Where to begin?
You may know that Elvis Costello is in the middle of a residency at the Gramercy Theater on East 23rd St. The theme is 100 songs in ten nights although as he said last night, it’s really 200 songs. Ten songs per night — all different — are printed on a card handed out to the audience. Then 10 more songs are guaranteed, also each night all different from his stunning 45 year catalog.
In other words, you may shout out “Alison”! or “Red Shoes”! as one lout did constantly last night but you’re not going to hear them unless you’re there on the right night. Sorry. Costello is a little like Ralph Fiennes in “The Menu.” He’s serving delicacies in his own order and his discretion.

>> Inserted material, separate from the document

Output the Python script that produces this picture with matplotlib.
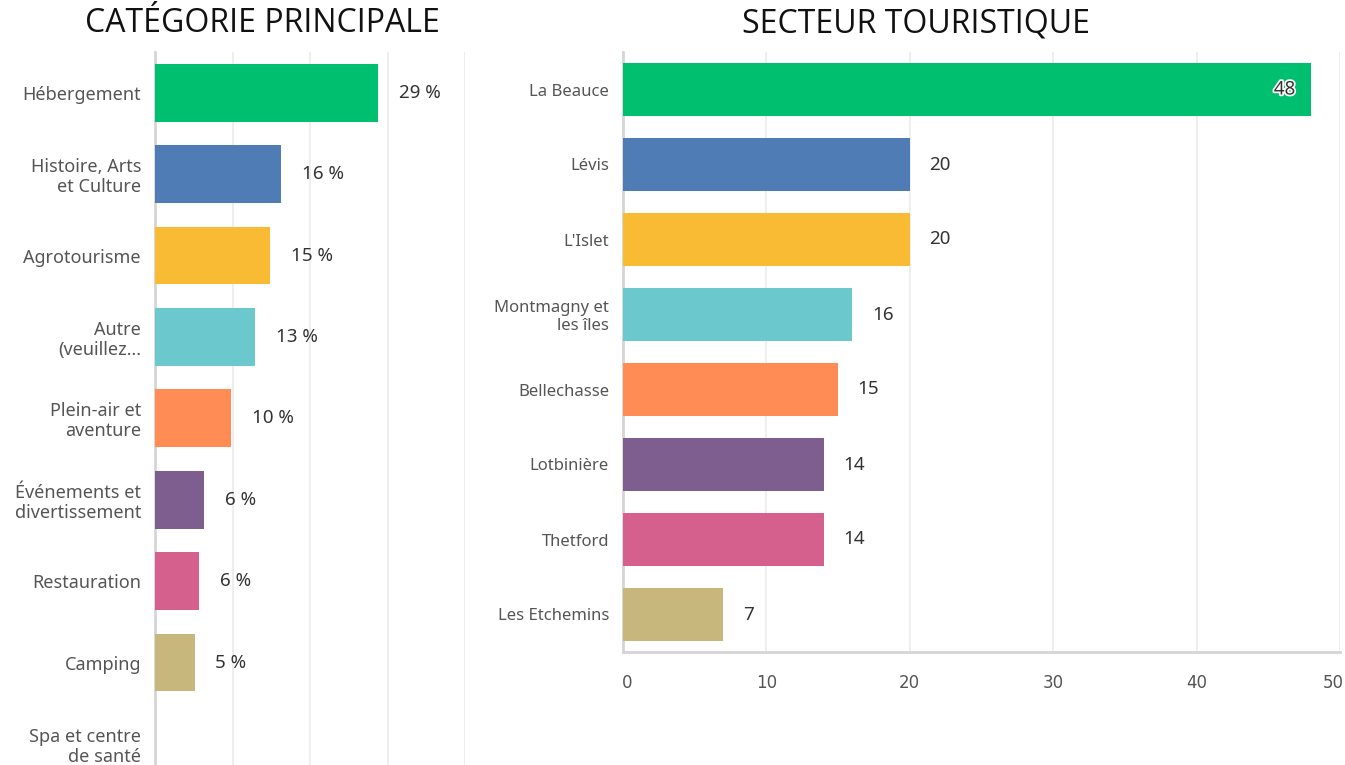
import matplotlib
matplotlib.use("Agg")
import matplotlib.pyplot as plt
import matplotlib.patheffects as pe
import matplotlib.transforms as mtrans

# ---- data ----
cat_labels = ["Hébergement", "Histoire, Arts\net Culture", "Agrotourisme",
              "Autre\n(veuillez...", "Plein-air et\naventure",
              "Événements et\ndivertissement", "Restauration", "Camping",
              "Spa et centre\nde santé"]
cat_values = [28.8, 16.3, 14.8, 12.9, 9.8, 6.3, 5.7, 5.1, 0]
cat_text = ["29 %", "16 %", "15 %", "13 %", "10 %", "6 %", "6 %", "5 %", "0 %"]

sect_labels = ["La Beauce", "Lévis", "L'Islet", "Montmagny et\nles îles",
               "Bellechasse", "Lotbinière", "Thetford", "Les Etchemins"]
sect_values = [48, 20, 20, 16, 15, 14, 14, 7]

colors = ["#00BF6F", "#507CB6", "#F9BB33", "#6BC8CD", "#FF8B55",
          "#7D5E8E", "#D5608D", "#C8B77D", "#C8B77D"]

W, H = 1345, 765
fig = plt.figure(figsize=(W / 100, H / 100), dpi=100)

label_font = ["Noto Sans", "DejaVu Sans"]
title_font = ["Open Sans", "DejaVu Sans"]
grid_c = "#EBEBEB"
spine_c = "#D5D5D5"
tick_c = "#555555"
val_c = "#333333"

def px_axes(x0, y0, x1, y1):
    return fig.add_axes([x0 / W, 1 - y1 / H, (x1 - x0) / W, (y1 - y0) / H])

# ---- left chart ----
n = len(cat_labels)
slot = 81.4
top = 52
ax1 = px_axes(155, top, 465, top + slot * n)
ypos = list(range(n))
ax1.barh(ypos, cat_values, height=0.71, color=colors[:n], zorder=3)
ax1.set_ylim(n - 0.5, -0.5)
ax1.set_xlim(0, 40)
ax1.set_xticks([10, 20, 30, 40])
ax1.grid(axis="x", color=grid_c, linewidth=1.2, zorder=0)
ax1.tick_params(axis="x", length=0, labelbottom=False)
ax1.set_yticks(ypos)
ax1.set_yticklabels(cat_labels, fontsize=13, color=tick_c, family=label_font,
                    linespacing=1.15)
ax1.tick_params(axis="y", length=0, pad=10)
for s in ["top", "right", "bottom"]:
    ax1.spines[s].set_visible(False)
ax1.spines["left"].set_color(spine_c)
ax1.spines["left"].set_linewidth(2)
for y, v, t in zip(ypos, cat_values, cat_text):
    if v > 0:
        ax1.annotate(t, (v, y), xytext=(15, 0), textcoords="offset points",
                     ha="left", va="center", fontsize=13.5, color=val_c,
                     family=label_font, fontweight="medium")

fig.text(262 / W, 1 - 24 / H, "CATÉGORIE PRINCIPALE", ha="center", va="center",
         fontsize=23, color="#111111", family=title_font)

# ---- right chart ----
m = len(sect_labels)
ax2 = px_axes(623, 52, 1340, 652)
ypos2 = list(range(m))
ax2.barh(ypos2, sect_values, height=0.71, color=colors[:m], zorder=3)
ax2.set_ylim(m - 0.5, -0.5)
ax2.set_xlim(0, 50)
ax2.set_xticks([0, 10, 20, 30, 40, 50])
ax2.grid(axis="x", color=grid_c, linewidth=1.2, zorder=0)
ax2.tick_params(axis="x", length=0, pad=16, labelsize=12, labelcolor=tick_c)
xlabs = ax2.get_xticklabels()
for lab in xlabs:
    lab.set_family(["Liberation Sans Narrow", "DejaVu Sans"])
xlabs[0].set_transform(xlabs[0].get_transform() +
                       mtrans.ScaledTranslation(4 / 100, 0, fig.dpi_scale_trans))
xlabs[-1].set_transform(xlabs[-1].get_transform() +
                        mtrans.ScaledTranslation(-7 / 100, 0, fig.dpi_scale_trans))
ax2.set_yticks(ypos2)
ax2.set_yticklabels(sect_labels, fontsize=12, color=tick_c, family=label_font,
                    linespacing=1.15)
ax2.tick_params(axis="y", length=0, pad=10)
for s in ["top", "right"]:
    ax2.spines[s].set_visible(False)
for s in ["left", "bottom"]:
    ax2.spines[s].set_color(spine_c)
    ax2.spines[s].set_linewidth(2)
for y, v in zip(ypos2, sect_values):
    if v >= 40:
        ax2.annotate(str(v), (v, y), xytext=(-11.5, 0), textcoords="offset points",
                     ha="right", va="center", fontsize=13.5, color=val_c,
                     family=label_font, fontweight="medium",
                     path_effects=[pe.withStroke(linewidth=2.5, foreground="white")])
    else:
        ax2.annotate(str(v), (v, y), xytext=(14, 0), textcoords="offset points",
                     ha="left", va="center", fontsize=13.5, color=val_c,
                     family=label_font, fontweight="medium")

fig.text(916 / W, 1 - 24 / H, "SECTEUR TOURISTIQUE", ha="center", va="center",
         fontsize=23, color="#111111", family=title_font)

fig.savefig("out.png", dpi=100, facecolor="white")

Last night, not only were we happy to receive the 10 song main menu that included “45,” “Black and White World,” “God’s Comic,” and “Stella Hurt,” but also Burt Bacharach’s “Mexican Divorce” originally recorded by the Drifters), the rarity “Radio Soul” (the precursor to Costello’s hit “Radio Radio,” and “Mr. Feathers,” from his underrated “Momofuku” album. There were none of the hits, and it didn’t matter.
But when Costello, who played guitar and accompanied himself on piano, had completed 18 songs in one hour forty minutes, he had a surprise for the audience. He presented — with musical conductor Rob Mathes on piano and a group of eight Broadway singers — seven songs from the musical version of “A Face in the Crowd,” the Andy Griffith movie from the 1950s. Costello has been on this project for a decade, and hopes to bring it to the stage soon. He’s sung some of the songs in the past, but never realized in this way, all together, with a cast.
The good news — there is only good news — that “A Face in the Crowd” is ready for a workshop. The songs are terrific, especially a new one no one had heard before called “He Makes My Water Boil.” Hearing them all together was an unexpected treat that sent the intimate audience up on their feet. A standout was “Burn the Paper to the Ash” sung with Rebecca Lovell of Larkin Poe, a roots American sister act that was nominated three years ago for a Grammy and deserves much wider attention. Lovell’s voice has rich twang that added to Costello’s melodic turns.
Who knows what will happen to this new musical? It needs to be in the New York Theater Workshop, or a place like that, even in a concert form. Like David Byrne and Sting, Elvis Costello has a place in musical theater.
As for the rest of the show, these choices each night reflect the depth of Costello’s catalog. The wordplay of the songs in this setting becomes all the more important, so does the composition. There’s a lot going on in every Elvis Costello song, which are usually beautifully produced with his bands either the Attractions or Imposters, etc. Last night, with just Costello playing them (other shows feature either the Imposters or just master pianist Steve Nieve) songs like “Mr. Feathers” took on new life. “Alison” and “Red Shoes” weren’t missed.
Every night at the Gramercy has a theme, intentional or otherwise. Costello opened by indicating that “vaudeville” was the idea for the night, and that it was all about show business. But there was a lot spoken and sung about his late father and grandfather, each talented musicians. There was also a lot about Costello’s collaborator and mentor, Burt Bacharach, for whom he is grieving right now. The spirits of all three hung over the and gave it gravitas and pathos.
In the audience: Mike Myers, who featured Elvis and Burt in “Austin Powers,” hit TV comedy writer Eddie Gorodetsky, also Greg Geller, who signed Costello to Columbia Records in 1977. Geller’s wife, Hope Antman, was in charge of publicity then at the label. They told me they were there in London at Columbia Records’ convention when Costello, 22, wandered around outside playing his guitar with a small amp hung over his shoulder. The rest is history. Four decades later, Costello is still going strong, a master in many genres of music, with no end in sight.
What a night! If you can get in to the Gramercy before the run is over, then do so without fail. Otherwise, Costello will appear with the Imposters at the Capitol Theater in Port Chester, New York on March 3rd.
PS Every night ends with Costello’s cover of Nick Lowe’s “What’s So Funny About Peace, Love, and Understanding.” With Mathes, Lovell, the singers, et al — and no drummer — the song kind of levitated the audience, everyone sang along. As a grace note, the audience heard Dionne Warwick sing “What the World Needs Now” over the sound system.